Now, however, it looks as though I might have to go into Sanctimoanious lockdown, as I fume at how it is that some pubs in London appear to be able to serve a pie and a pint for you to consume on the towpath, green, or pavement, where you would have stood with your mates on any previous summers day. That was yesterday, just after I got a bit Sanctimoanious about the clues in Saturday’s (ordinary) Telegraph crossword, where I considered the answers Papa and Twee to be words unworthy of the paper.

So by midday today, I was demanding to know:

What is wrong with this picture? Correct, it is the bloody apostrophe. Millions of pounds wasted thanks to the stupidity of some ignorant twerp who had probably spent all day drinking in the pub. I know you’re going to tell that his only mate is ProfessorHabitat-Scatter-Cushion who has three houses and he’s visited them all since March – but really…

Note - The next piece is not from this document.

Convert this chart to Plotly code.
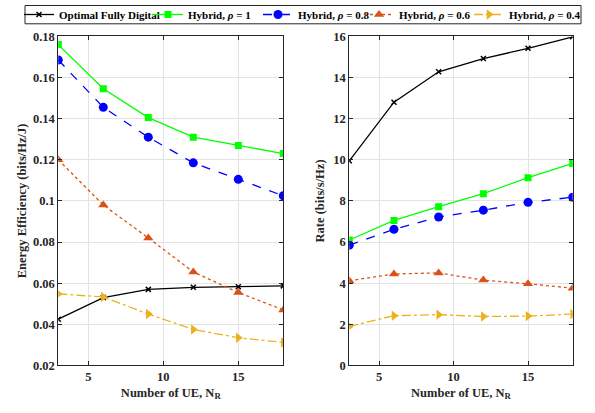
import plotly.graph_objects as go
from plotly.subplots import make_subplots

nr = [3, 6, 9, 12, 15, 18]

ee_digital = [0.0425, 0.053, 0.057, 0.058, 0.0583, 0.0587]
ee_rho1 = [0.176, 0.1545, 0.1405, 0.131, 0.127, 0.123]
ee_rho08 = [0.1685, 0.1455, 0.131, 0.1185, 0.1105, 0.1025]
ee_rho06 = [0.120, 0.098, 0.082, 0.0655, 0.0555, 0.047]
ee_rho04 = [0.0548, 0.0533, 0.045, 0.0375, 0.0335, 0.0312]

rate_digital = [9.95, 12.8, 14.28, 14.92, 15.42, 15.98]
rate_rho1 = [6.1, 7.05, 7.72, 8.35, 9.13, 9.82]
rate_rho08 = [5.85, 6.62, 7.22, 7.55, 7.93, 8.18]
rate_rho06 = [4.12, 4.45, 4.5, 4.15, 3.97, 3.76]
rate_rho04 = [1.9, 2.42, 2.47, 2.38, 2.4, 2.5]

names = ["Optimal Fully Digital", "Hybrid, <i>ρ</i> = 1", "Hybrid, <i>ρ</i> = 0.8",
         "Hybrid, <i>ρ</i> = 0.6", "Hybrid, <i>ρ</i> = 0.4"]
colors = ["#000000", "#00FF00", "#0000FF", "#D95319", "#EDB120"]
dashes = ["solid", "solid", "dash", "dot", "dashdot"]
symbols = ["x-thin", "square", "circle", "triangle-up", "triangle-right"]
sizes = [5, 7, 9, 9, 9]

# legend text start positions (px) for each entry
legend_text_x = [59, 188, 298, 399, 509]

FONT = "Liberation Serif"
W, H = 595, 413

fig = make_subplots(rows=1, cols=2)

ee_series = [ee_digital, ee_rho1, ee_rho08, ee_rho06, ee_rho04]
rate_series = [rate_digital, rate_rho1, rate_rho08, rate_rho06, rate_rho04]

for i in range(5):
    mk = dict(symbol=symbols[i], size=sizes[i], color=colors[i])
    if symbols[i] == "x-thin":
        mk["line"] = dict(width=1.5, color=colors[i])
    leg = "legend" if i == 0 else f"legend{i + 1}"
    fig.add_trace(go.Scatter(x=nr, y=ee_series[i], name=names[i], mode="lines+markers",
                             line=dict(color=colors[i], dash=dashes[i], width=1.3),
                             marker=mk, legendgroup=str(i), legend=leg), row=1, col=1)
    fig.add_trace(go.Scatter(x=nr, y=rate_series[i], name=names[i], mode="lines+markers",
                             line=dict(color=colors[i], dash=dashes[i], width=1.3),
                             marker=mk, legendgroup=str(i), showlegend=False), row=1, col=2)

tick_font = dict(family=FONT, size=12.5, color="#262626", weight="bold")
title_font = dict(family=FONT, size=12.5, color="#262626", weight="bold")

axis_common = dict(showline=True, linecolor="#262626", linewidth=1, mirror="ticks",
                   ticks="inside", ticklen=4, tickcolor="#262626",
                   showgrid=True, gridcolor="#E3E3E3", gridwidth=1, zeroline=False,
                   tickfont=tick_font, automargin=False)

fig.update_xaxes(**axis_common, range=[3, 18], tickvals=[5, 10, 15],
                 title=dict(text="Number of UE, N<sub>R</sub>", standoff=4, font=title_font))
fig.update_xaxes(domain=[58.3 / W, 283.3 / W], row=1, col=1)
fig.update_xaxes(domain=[349.3 / W, 572.7 / W], row=1, col=2)

fig.update_yaxes(**axis_common)
fig.update_yaxes(row=1, col=1, range=[0.02, 0.18],
                 tickvals=[0.02, 0.04, 0.06, 0.08, 0.1, 0.12, 0.14, 0.16, 0.18],
                 ticktext=["0.02", "0.04", "0.06", "0.08", "0.1", "0.12", "0.14", "0.16", "0.18"],
                 title=dict(text="Energy Efficiency (bits/Hz/J)", standoff=3, font=title_font))
fig.update_yaxes(row=1, col=2, range=[0, 16], dtick=2,
                 title=dict(text="Rate (bits/s/Hz)", standoff=5, font=title_font))
fig.update_yaxes(domain=[1 - 365 / H, 1 - 32.7 / H])

legend_font = dict(family=FONT, size=11, color="#000000", weight="bold")
legends = {}
for i, tx in enumerate(legend_text_x):
    key = "legend" if i == 0 else f"legend{i + 1}"
    legends[key] = dict(orientation="h", x=(tx - 40) / W, xanchor="left",
                        y=1 - 10.5 / H, yanchor="middle",
                        borderwidth=0, bgcolor="rgba(0,0,0,0)",
                        font=legend_font, itemwidth=30, tracegroupgap=0)

fig.update_layout(
    width=W, height=H,
    margin=dict(l=0, r=0, t=0, b=0),
    paper_bgcolor="white", plot_bgcolor="white",
    font=dict(family=FONT, color="#262626"),
    showlegend=True,
    **legends,
)

fig.add_shape(type="rect", xref="paper", yref="paper",
              x0=25 / W, x1=581 / W, y0=1 - 20 / H, y1=1 - 1.5 / H,
              line=dict(color="#262626", width=1), fillcolor="rgba(0,0,0,0)", layer="above")

fig.write_html("out.html")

If I am a racehorse owner and the horse runs next week and I am not allowed to go – does the racecourse, (money from TV rights being sold to bookies), intend paying for a free day’s pass for me to watch my horse run on one of the racing subscription channels?

Will my Guineas horse, (no I don’t have a horse called Will), run on the Rowley Mile or July Course?

Dominic Cummings: Today, Tomorrow, or Cabinet Secretary enquiry?

I’ve been bitten on the back, in an unreachable spot by some damned insect – thanks for caring – I’ll be better tomorrow. Perhaps Prince William will call me for a caring chat.